AIM – In the entries that follow, how many lines hold the string "matplotlib"? Give only that number.

Code that draws figures –

▬▬▬▬▬▬▬▬▬▬

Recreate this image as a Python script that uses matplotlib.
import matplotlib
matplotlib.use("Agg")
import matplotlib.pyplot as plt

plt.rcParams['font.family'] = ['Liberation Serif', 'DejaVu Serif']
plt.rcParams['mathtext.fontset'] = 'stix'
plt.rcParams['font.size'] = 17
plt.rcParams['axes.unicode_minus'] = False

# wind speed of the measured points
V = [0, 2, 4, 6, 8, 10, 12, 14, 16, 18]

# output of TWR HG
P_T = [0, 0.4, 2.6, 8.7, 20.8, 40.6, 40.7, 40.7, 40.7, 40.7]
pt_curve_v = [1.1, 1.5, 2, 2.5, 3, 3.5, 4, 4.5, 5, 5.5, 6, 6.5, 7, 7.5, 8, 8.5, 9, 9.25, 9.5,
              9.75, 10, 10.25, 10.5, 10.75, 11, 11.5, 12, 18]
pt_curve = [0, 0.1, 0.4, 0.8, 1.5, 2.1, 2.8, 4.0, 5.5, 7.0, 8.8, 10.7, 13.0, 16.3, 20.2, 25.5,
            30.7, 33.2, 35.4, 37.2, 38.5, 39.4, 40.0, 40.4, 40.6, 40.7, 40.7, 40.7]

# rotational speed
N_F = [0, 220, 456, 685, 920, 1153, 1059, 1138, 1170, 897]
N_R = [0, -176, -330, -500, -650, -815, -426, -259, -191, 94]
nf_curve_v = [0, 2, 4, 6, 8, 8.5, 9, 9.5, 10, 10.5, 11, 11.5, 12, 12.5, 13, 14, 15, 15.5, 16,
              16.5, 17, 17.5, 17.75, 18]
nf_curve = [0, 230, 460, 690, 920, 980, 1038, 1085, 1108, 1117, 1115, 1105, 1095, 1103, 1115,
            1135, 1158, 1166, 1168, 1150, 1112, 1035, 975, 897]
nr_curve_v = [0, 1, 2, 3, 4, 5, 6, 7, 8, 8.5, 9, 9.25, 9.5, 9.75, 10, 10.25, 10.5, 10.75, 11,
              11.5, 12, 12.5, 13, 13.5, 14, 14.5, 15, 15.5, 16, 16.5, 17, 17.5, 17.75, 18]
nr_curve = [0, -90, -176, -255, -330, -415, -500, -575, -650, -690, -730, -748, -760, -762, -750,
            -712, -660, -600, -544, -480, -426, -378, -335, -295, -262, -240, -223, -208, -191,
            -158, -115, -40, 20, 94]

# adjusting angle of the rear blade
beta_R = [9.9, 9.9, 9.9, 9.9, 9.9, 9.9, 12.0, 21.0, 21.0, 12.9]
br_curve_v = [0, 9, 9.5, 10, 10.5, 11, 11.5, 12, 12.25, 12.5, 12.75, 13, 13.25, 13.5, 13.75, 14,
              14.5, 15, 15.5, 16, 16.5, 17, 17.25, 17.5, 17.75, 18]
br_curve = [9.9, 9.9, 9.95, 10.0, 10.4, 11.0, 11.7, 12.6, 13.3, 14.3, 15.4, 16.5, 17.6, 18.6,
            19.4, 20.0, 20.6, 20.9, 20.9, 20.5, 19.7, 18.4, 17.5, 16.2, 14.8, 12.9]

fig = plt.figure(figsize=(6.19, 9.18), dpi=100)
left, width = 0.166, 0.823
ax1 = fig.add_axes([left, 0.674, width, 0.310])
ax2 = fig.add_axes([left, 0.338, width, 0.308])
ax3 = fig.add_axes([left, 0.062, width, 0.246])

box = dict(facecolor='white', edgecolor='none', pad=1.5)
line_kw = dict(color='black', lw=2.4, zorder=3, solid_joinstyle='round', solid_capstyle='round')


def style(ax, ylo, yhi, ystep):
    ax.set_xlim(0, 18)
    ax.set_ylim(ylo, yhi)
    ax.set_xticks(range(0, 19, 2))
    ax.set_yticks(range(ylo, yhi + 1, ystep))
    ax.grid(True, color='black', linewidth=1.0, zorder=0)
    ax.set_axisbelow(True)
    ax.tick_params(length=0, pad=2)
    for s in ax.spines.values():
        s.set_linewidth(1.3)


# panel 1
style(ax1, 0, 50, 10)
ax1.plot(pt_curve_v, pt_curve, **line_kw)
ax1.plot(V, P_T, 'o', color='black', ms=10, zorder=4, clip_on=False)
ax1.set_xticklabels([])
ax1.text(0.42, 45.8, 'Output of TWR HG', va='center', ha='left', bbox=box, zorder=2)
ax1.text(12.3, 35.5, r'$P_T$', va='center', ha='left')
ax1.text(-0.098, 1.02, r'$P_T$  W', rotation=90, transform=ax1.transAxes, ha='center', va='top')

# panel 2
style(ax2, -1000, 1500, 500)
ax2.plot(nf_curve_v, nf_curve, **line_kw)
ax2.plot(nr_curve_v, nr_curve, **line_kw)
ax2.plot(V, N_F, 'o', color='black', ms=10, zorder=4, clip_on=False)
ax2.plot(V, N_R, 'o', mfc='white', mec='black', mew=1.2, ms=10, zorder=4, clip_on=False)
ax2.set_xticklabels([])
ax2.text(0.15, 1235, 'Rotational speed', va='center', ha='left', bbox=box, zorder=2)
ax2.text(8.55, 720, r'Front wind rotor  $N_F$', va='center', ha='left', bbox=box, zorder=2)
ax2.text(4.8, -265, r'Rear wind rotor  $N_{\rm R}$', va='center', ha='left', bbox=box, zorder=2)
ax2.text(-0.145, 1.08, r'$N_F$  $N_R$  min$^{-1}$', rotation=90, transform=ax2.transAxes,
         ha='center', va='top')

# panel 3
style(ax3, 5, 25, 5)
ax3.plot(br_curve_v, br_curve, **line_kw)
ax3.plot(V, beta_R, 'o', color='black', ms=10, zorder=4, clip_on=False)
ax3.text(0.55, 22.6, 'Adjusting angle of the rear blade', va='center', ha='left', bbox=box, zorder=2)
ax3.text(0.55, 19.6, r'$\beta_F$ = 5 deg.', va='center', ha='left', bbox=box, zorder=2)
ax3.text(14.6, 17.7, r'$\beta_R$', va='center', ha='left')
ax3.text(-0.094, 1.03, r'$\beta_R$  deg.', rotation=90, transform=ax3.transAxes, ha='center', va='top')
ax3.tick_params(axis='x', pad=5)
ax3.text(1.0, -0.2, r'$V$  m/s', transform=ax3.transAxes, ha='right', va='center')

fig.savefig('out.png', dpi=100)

▬▬▬▬▬▬▬▬▬▬

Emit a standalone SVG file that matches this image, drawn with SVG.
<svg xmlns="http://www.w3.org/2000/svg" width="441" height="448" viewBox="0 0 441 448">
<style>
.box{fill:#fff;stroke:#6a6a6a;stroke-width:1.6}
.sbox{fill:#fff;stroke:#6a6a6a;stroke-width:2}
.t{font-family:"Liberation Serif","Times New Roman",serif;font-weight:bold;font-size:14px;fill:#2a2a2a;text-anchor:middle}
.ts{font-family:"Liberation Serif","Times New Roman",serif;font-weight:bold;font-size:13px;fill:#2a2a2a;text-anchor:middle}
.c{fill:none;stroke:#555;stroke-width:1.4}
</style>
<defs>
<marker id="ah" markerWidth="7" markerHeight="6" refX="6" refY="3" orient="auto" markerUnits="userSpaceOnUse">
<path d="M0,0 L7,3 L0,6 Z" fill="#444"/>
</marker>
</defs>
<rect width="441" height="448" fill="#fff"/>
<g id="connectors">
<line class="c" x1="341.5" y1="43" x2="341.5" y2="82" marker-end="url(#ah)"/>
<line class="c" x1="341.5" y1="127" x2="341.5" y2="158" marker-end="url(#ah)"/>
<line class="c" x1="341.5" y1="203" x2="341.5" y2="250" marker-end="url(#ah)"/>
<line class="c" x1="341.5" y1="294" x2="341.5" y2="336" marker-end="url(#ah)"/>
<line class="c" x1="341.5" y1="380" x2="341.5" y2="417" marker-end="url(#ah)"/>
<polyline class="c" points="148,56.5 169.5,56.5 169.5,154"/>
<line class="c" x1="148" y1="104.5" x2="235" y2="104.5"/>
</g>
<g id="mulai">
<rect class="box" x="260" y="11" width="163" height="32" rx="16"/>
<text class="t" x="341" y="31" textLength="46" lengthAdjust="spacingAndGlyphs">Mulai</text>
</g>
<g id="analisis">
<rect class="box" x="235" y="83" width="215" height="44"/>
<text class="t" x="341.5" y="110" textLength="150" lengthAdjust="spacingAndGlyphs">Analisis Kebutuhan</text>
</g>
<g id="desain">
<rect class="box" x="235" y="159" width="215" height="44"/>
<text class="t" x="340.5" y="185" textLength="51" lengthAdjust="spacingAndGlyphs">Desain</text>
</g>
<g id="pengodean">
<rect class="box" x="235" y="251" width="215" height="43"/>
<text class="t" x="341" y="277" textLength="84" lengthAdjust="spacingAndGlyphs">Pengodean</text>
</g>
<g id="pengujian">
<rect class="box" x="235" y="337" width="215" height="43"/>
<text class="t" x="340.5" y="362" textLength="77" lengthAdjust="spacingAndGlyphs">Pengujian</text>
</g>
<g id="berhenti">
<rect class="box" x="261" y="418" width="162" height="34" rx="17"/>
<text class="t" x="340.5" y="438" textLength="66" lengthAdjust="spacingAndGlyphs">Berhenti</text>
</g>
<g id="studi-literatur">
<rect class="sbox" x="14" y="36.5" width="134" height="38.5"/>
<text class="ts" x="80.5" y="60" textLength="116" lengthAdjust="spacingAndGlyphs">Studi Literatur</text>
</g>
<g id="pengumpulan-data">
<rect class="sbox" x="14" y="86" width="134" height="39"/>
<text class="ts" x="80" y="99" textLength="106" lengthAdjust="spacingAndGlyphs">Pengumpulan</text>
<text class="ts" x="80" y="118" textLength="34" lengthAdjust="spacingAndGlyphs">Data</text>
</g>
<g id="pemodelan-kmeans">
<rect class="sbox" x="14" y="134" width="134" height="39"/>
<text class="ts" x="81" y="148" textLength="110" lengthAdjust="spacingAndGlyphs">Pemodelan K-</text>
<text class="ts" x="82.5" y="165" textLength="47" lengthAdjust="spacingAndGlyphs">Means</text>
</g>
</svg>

▬▬▬▬▬▬▬▬▬▬

COMPLETED EXERCISE – 4